Upper Trout Creek

The Columbia Gorge has one of the highest concentrations of quality whitewater in the United States, and Trout Creek lands somewhere near the top of the list. Trout is a tributary of the Upper Wind River, and the two are very similar in character. If you have paddled some of the harder stuff in the area you will enjoy this run, which is harder that the Upper Wind or Farmlands, but easier than the Green Truss or Little White.

The only difference between Trout and the aforementioned runs is access. The road to Trout Creek is often snowed in when it has water in it, so if you want to paddle this creek timing is everything: it runs in the early fall after heavy rains, or in the spring during the snowmelt event. Every spring we repeatedly send hapless road probes up FR 43 as the weekends approach and the snow is melting...

Non-Probe: (usually me)
"Is the road to Trout clear yet??"

Road Probe:(probably Pete)
"Nah, I hit snow two miles from the put-in..."

(Two weeks later)

Me:
"Is the road to Trout clear yet??"

Pete the road probe:
"No, I hit snow one mile from the put-in."

... and so on.

The put-in for this run is deceptively placid, giving little indication of the serious gradient waiting downstream. We put in on one of those wonderful Northwest spring days, when the air was somehow warm and crisp at the same time, and spirits were high as we were on the brink of another spring paddling season.

The put-in for Upper Trout creek, shot from the road bridge.

There are two things about this run that stayed with me after I did it. First of all, the scenery is great. The creek winds it's way down through one of those thick, lush Pacific Northwest rainforests that are becoming all too rare these days. The second thing is the incremental nature of the run. It starts out as class I, eases into slippery class II boulder gardens, then a class III or two, and then you reach the good stuff, which eventually builds into a non-stop series of IV to V boulder gardens. The gradient in the meat of the run is about 195 fpm, which translates into a great day of creekboating!

We actually had to portage a log in the first really steep boulder garden, so stay on your toes. The wood is pretty easy to see from above, and it might be runnable but we didn't bother.
Below this drop the rapids got progressively more massive, until we finally reached the point where we no longer felt comfortable boat scouting.

Pete gives Steve verbal instructions on how to run the next drop.
The rapid in the background is the last drop we felt comfortable boat-scouting on Upper Trout.

There were a wonderful variety of boulder gardens on this run, and we were all quite surprised at how much we enjoyed it. If you have paddled the harder runs in the gorge, you really shouldn't miss this creek!

Steve Stuckmeyer, somewhere in the middle of the steep section of Upper Trout.

Steve again, running a fun drop downstream.

Steve waits in an eddy while Pete cruises down a fun drop somewhere in the crux section

All too soon the boulder gardens eased off and we could see the take-out bridge below.

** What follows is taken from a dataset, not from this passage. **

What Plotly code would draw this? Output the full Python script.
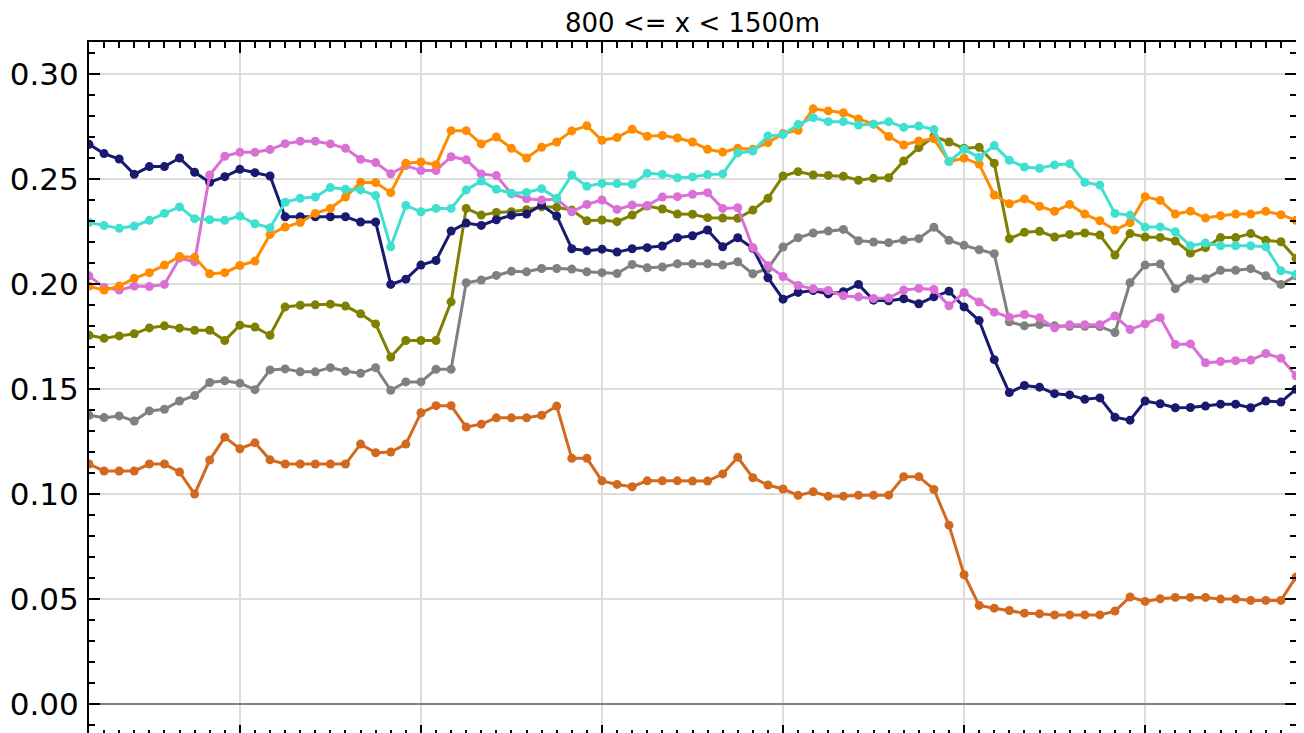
import plotly.graph_objects as go

# monthly points, one per month across the window
months = list(range(81))

navy = [0.2665,0.2621,0.2595,0.2522,0.2559,0.2559,0.2600,0.2532,0.2484,0.2511,0.2546,0.2530,0.2514,0.2320,0.2320,0.2320,0.2320,0.2320,0.2295,0.2295,
        0.1998,0.2023,0.2090,0.2112,0.2252,0.2290,0.2279,0.2306,0.2327,0.2333,0.2376,0.2324,0.2168,0.2158,0.2166,0.2152,0.2168,0.2173,0.2181,0.2220,
        0.2230,0.2257,0.2177,0.2220,0.2170,0.2030,0.1928,0.1960,0.1969,0.1953,0.1963,0.1998,0.1923,0.1920,0.1930,0.1906,0.1939,0.1966,0.1891,0.1826,
        0.1640,0.1483,0.1517,0.1509,0.1478,0.1472,0.1451,0.1458,0.1366,0.1352,0.1443,0.1430,0.1411,0.1412,0.1419,0.1428,0.1428,0.1411,0.1443,0.1438,0.1499]
orange = [0.1990,0.1971,0.1990,0.2027,0.2054,0.2090,0.2131,0.2127,0.2049,0.2054,0.2088,0.2109,0.2236,0.2271,0.2293,0.2336,0.2360,0.2414,0.2484,0.2483,
          0.2435,0.2575,0.2581,0.2568,0.2730,0.2730,0.2667,0.2700,0.2646,0.2600,0.2651,0.2676,0.2729,0.2753,0.2684,0.2697,0.2737,0.2703,0.2707,0.2695,
          0.2676,0.2641,0.2628,0.2646,0.2641,0.2673,0.2716,0.2732,0.2834,0.2824,0.2815,0.2786,0.2761,0.2702,0.2662,0.2681,0.2691,0.2583,0.2599,0.2571,
          0.2424,0.2382,0.2405,0.2370,0.2346,0.2379,0.2333,0.2301,0.2257,0.2292,0.2416,0.2398,0.2333,0.2347,0.2314,0.2325,0.2333,0.2333,0.2346,0.2330,0.2303]
orchid = [0.2039,0.1984,0.1971,0.1990,0.1988,0.1998,0.2123,0.2106,0.2519,0.2608,0.2627,0.2627,0.2640,0.2668,0.2680,0.2680,0.2667,0.2646,0.2594,0.2578,
          0.2525,0.2564,0.2540,0.2540,0.2606,0.2592,0.2524,0.2516,0.2429,0.2406,0.2400,0.2405,0.2344,0.2379,0.2400,0.2355,0.2376,0.2374,0.2414,0.2416,
          0.2427,0.2435,0.2360,0.2363,0.2173,0.2087,0.2036,0.1993,0.1977,0.1969,0.1944,0.1939,0.1931,0.1933,0.1971,0.1979,0.1974,0.1896,0.1960,0.1914,
          0.1866,0.1842,0.1855,0.1839,0.1791,0.1806,0.1806,0.1806,0.1848,0.1783,0.1810,0.1840,0.1712,0.1715,0.1625,0.1631,0.1635,0.1638,0.1669,0.1647,0.1563]
turquoise = [0.2293,0.2278,0.2265,0.2276,0.2303,0.2336,0.2367,0.2311,0.2306,0.2303,0.2324,0.2287,0.2268,0.2389,0.2408,0.2414,0.2459,0.2451,0.2448,0.2421,
             0.2177,0.2374,0.2344,0.2360,0.2360,0.2448,0.2490,0.2451,0.2432,0.2436,0.2454,0.2408,0.2519,0.2465,0.2479,0.2478,0.2475,0.2527,0.2522,0.2506,
             0.2510,0.2521,0.2524,0.2624,0.2633,0.2705,0.2711,0.2759,0.2792,0.2773,0.2773,0.2757,0.2761,0.2773,0.2746,0.2752,0.2735,0.2583,0.2641,0.2603,
             0.2659,0.2589,0.2557,0.2551,0.2567,0.2572,0.2484,0.2471,0.2336,0.2328,0.2271,0.2272,0.2249,0.2182,0.2195,0.2182,0.2182,0.2182,0.2177,0.2063,0.2046]
olive = [0.1756,0.1742,0.1753,0.1763,0.1791,0.1801,0.1790,0.1780,0.1780,0.1731,0.1804,0.1795,0.1756,0.1891,0.1899,0.1901,0.1904,0.1895,0.1858,0.1810,
         0.1652,0.1731,0.1731,0.1731,0.1915,0.2360,0.2328,0.2341,0.2344,0.2354,0.2368,0.2365,0.2352,0.2301,0.2305,0.2297,0.2328,0.2371,0.2357,0.2333,
         0.2332,0.2316,0.2314,0.2313,0.2352,0.2408,0.2514,0.2535,0.2519,0.2517,0.2513,0.2494,0.2503,0.2506,0.2586,0.2649,0.2702,0.2676,0.2646,0.2651,
         0.2575,0.2216,0.2246,0.2251,0.2224,0.2236,0.2243,0.2233,0.2138,0.2240,0.2224,0.2222,0.2205,0.2147,0.2173,0.2221,0.2221,0.2240,0.2208,0.2201,0.2122]
grey = [0.1375,0.1364,0.1372,0.1348,0.1396,0.1404,0.1443,0.1469,0.1531,0.1539,0.1528,0.1497,0.1591,0.1596,0.1582,0.1582,0.1602,0.1585,0.1575,0.1602,
        0.1494,0.1534,0.1534,0.1594,0.1594,0.2006,0.2019,0.2041,0.2061,0.2058,0.2074,0.2074,0.2071,0.2058,0.2054,0.2050,0.2093,0.2077,0.2081,0.2096,
        0.2096,0.2096,0.2090,0.2106,0.2049,0.2074,0.2176,0.2220,0.2243,0.2252,0.2260,0.2206,0.2200,0.2197,0.2209,0.2216,0.2270,0.2208,0.2184,0.2163,
        0.2144,0.1820,0.1801,0.1807,0.1801,0.1799,0.1799,0.1798,0.1769,0.2006,0.2090,0.2095,0.1978,0.2025,0.2025,0.2065,0.2065,0.2073,0.2039,0.1998,0.2039]
chocolate = [0.1143,0.1110,0.1110,0.1110,0.1143,0.1143,0.1105,0.1000,0.1162,0.1271,0.1216,0.1244,0.1163,0.1143,0.1143,0.1143,0.1143,0.1143,0.1238,0.1197,
             0.1200,0.1238,0.1387,0.1421,0.1421,0.1319,0.1333,0.1363,0.1363,0.1363,0.1375,0.1419,0.1170,0.1170,0.1063,0.1046,0.1035,0.1063,0.1063,0.1063,
             0.1062,0.1062,0.1096,0.1175,0.1078,0.1043,0.1024,0.0994,0.1011,0.0990,0.0990,0.0995,0.0995,0.0995,0.1083,0.1083,0.1022,0.0852,0.0616,0.0470,
             0.0457,0.0446,0.0433,0.0430,0.0425,0.0425,0.0425,0.0425,0.0443,0.0510,0.0489,0.0502,0.0508,0.0508,0.0508,0.0500,0.0500,0.0494,0.0494,0.0494,0.0605]

series = [
    ("chocolate", chocolate, "#D2691E"),
    ("grey", grey, "#808080"),
    ("olive", olive, "#808000"),
    ("navy", navy, "#191970"),
    ("orchid", orchid, "#DA70D6"),
    ("orange", orange, "#FF8C00"),
    ("turquoise", turquoise, "#40E0D0"),
]

fig = go.Figure()
for name, vals, col in series:
    fig.add_trace(go.Scatter(x=months, y=vals, mode="lines+markers", name=name,
                             line=dict(color=col, width=3),
                             marker=dict(color=col, size=9)))

# the page body has an 8px margin, so margins are shifted to compensate
fig.update_layout(
    width=1304, height=728,
    margin=dict(l=81, r=16, t=34, b=0),
    paper_bgcolor="white", plot_bgcolor="white",
    showlegend=False,
    font=dict(family="DejaVu Sans", color="black"),
    title=dict(text="800 <= x < 1500m", xref="paper", x=0.5, xanchor="center",
               yref="container", y=0.98, yanchor="middle", font=dict(size=26)),
)
fig.update_xaxes(range=[0, 80], tick0=10, dtick=12, showticklabels=False,
                 showgrid=True, gridcolor="#dcdcdc", gridwidth=1.5,
                 showline=True, linecolor="black", linewidth=2, mirror="ticks",
                 ticks="inside", ticklen=11, tickwidth=1.5, tickcolor="black",
                 zeroline=False,
                 minor=dict(dtick=1, ticks="inside", ticklen=6, tickwidth=1.5,
                            tickcolor="black", showgrid=False))
fig.update_yaxes(range=[-0.01516, 0.31521], tickvals=[0, 0.05, 0.10, 0.15, 0.20, 0.25, 0.30],
                 tickformat=".2f", tickfont=dict(family="DejaVu Sans", size=31),
                 showgrid=True, gridcolor="#dcdcdc", gridwidth=1.5,
                 showline=True, linecolor="black", linewidth=2, mirror="ticks",
                 ticks="inside", ticklen=11, tickwidth=1.5, tickcolor="black",
                 ticklabelstandoff=2,
                 zeroline=True, zerolinecolor="#808080", zerolinewidth=1.5,
                 minor=dict(dtick=0.01, tick0=0, ticks="inside", ticklen=6, tickwidth=1.5,
                            tickcolor="black", showgrid=False))

fig.write_html("out.html")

There was one more nice rapid leading up to the bridge, which is where the Pacific Crest Trail Crosses the creek. We are definitely looking forward to our next trip down this run, which turned out to be another classic Columbia Gorge creek!

FLOWS and BETA:
Most paddlers use a boulder at the take-out bridge as a gauge. The boulder has a 'cup' in it, and you can figure out the relative gnarliness of this creek by the position of the water in relation to the cup.

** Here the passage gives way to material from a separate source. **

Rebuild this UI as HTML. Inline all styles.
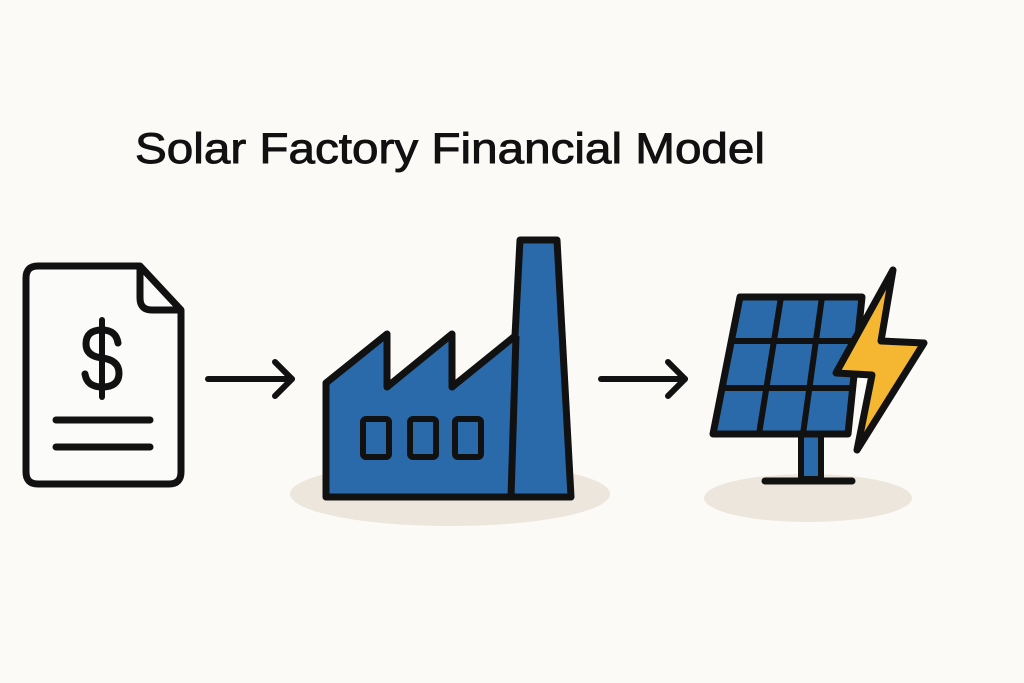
<!DOCTYPE html>
<html><head><meta charset="utf-8"><style>
html,body{margin:0;padding:0;background:#fbfaf7;}
svg{display:block}
</style></head><body>
<svg width="1024" height="683" viewBox="0 0 1024 683" xmlns="http://www.w3.org/2000/svg">
<rect width="1024" height="683" fill="#fbfaf7"/>
<text x="135" y="163" font-family="Liberation Sans, sans-serif" font-size="43" fill="#111" stroke="#111" stroke-width="0.9" textLength="630" lengthAdjust="spacingAndGlyphs">Solar Factory Financial Model</text>
<!-- document -->
<path d="M38 266 L140 266 L181 310 L181 472 Q181 484 169 484 L38 484 Q26 484 26 472 L26 278 Q26 266 38 266 Z" fill="#fbfbfa" stroke="#111" stroke-width="7" stroke-linejoin="round"/>
<path d="M140 266 L140 298 Q140 310 152 310 L181 310" fill="none" stroke="#111" stroke-width="7" stroke-linejoin="round"/>
<line x1="102" y1="320" x2="102" y2="397" stroke="#111" stroke-width="6" stroke-linecap="round"/>
<path d="M118 343 Q116 330 102 330 Q86 330 86 344 Q86 356 102 358 Q119 360 119 373 Q119 387 102 387 Q87 387 85 374" fill="none" stroke="#111" stroke-width="7" stroke-linecap="round"/>
<line x1="56" y1="420" x2="150" y2="420" stroke="#111" stroke-width="7" stroke-linecap="round"/>
<line x1="56" y1="447" x2="150" y2="447" stroke="#111" stroke-width="7" stroke-linecap="round"/>
<!-- arrows -->
<g stroke="#111" stroke-width="6" stroke-linecap="round" stroke-linejoin="round" fill="none">
<line x1="208" y1="379" x2="292" y2="379"/><path d="M275 362 L292 379 L275 396"/>
<line x1="601" y1="379" x2="685" y2="379"/><path d="M668 362 L685 379 L668 396"/>
</g>
<!-- factory -->
<ellipse cx="450" cy="494" rx="160" ry="32" fill="#ede6dc"/>
<path d="M326 497 L326 383 L387 334 L387 387 L452 334 L452 387 L515 336 L520 240 L557 240 L571 497 Z" fill="#2a6aab" stroke="#111" stroke-width="7" stroke-linejoin="round"/>
<line x1="516" y1="336" x2="511" y2="497" stroke="#111" stroke-width="7"/>
<g fill="none" stroke="#111" stroke-width="6">
<rect x="363" y="419" width="26" height="38" rx="3"/>
<rect x="410" y="419" width="26" height="38" rx="3"/>
<rect x="455" y="419" width="26" height="38" rx="3"/>
</g>
<!-- solar -->
<ellipse cx="808" cy="498" rx="104" ry="24" fill="#ede6dc"/>
<rect x="801" y="433" width="20" height="46" fill="#2a6aab" stroke="#111" stroke-width="6"/>
<line x1="765" y1="481" x2="852" y2="481" stroke="#111" stroke-width="7" stroke-linecap="round"/>
<path d="M740 297 L862 297 L848 434 L713 434 Z" fill="#2a6aab" stroke="#111" stroke-width="7" stroke-linejoin="round"/>
<g stroke="#111" stroke-width="6">
<line x1="729" y1="341" x2="857" y2="341"/>
<line x1="722" y1="388" x2="853" y2="388"/>
<line x1="781" y1="297" x2="759" y2="434"/>
<line x1="822" y1="297" x2="803" y2="434"/>
</g>
<path d="M893 270 L836 373 L872 375 L857 450 L924 343 L881 341 Z" fill="#f5b731" stroke="#111" stroke-width="7" stroke-linejoin="round"/>
</svg>
</body></html>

I have run the creek at both of the flows shown in the photo below.

The picture on the left was taken the day the photos on this site were taken. The water was about 8-10 inches below the 'cup'. This is the minimum flow for Upper Trout, about 150 cfs. At this flow, one of the last boulder gardens was almost too low to run.

The picture on the right was taken when the creek had about 500 cfs in it, very pushy and demanding. At this flow the crux section was solid class five, no mistakes allowed, big holes, some pretty hard moves to avoid significant hazards.

The moral of the story is: If the cup has water flowing into it, you'd better be on your game!
Unless you know the creek well, a good first-time flow is somewhere between these two extremes.

The gauge rock at the take out bridge, taken at a minimum, class IV flow (left) and a class V flow (right).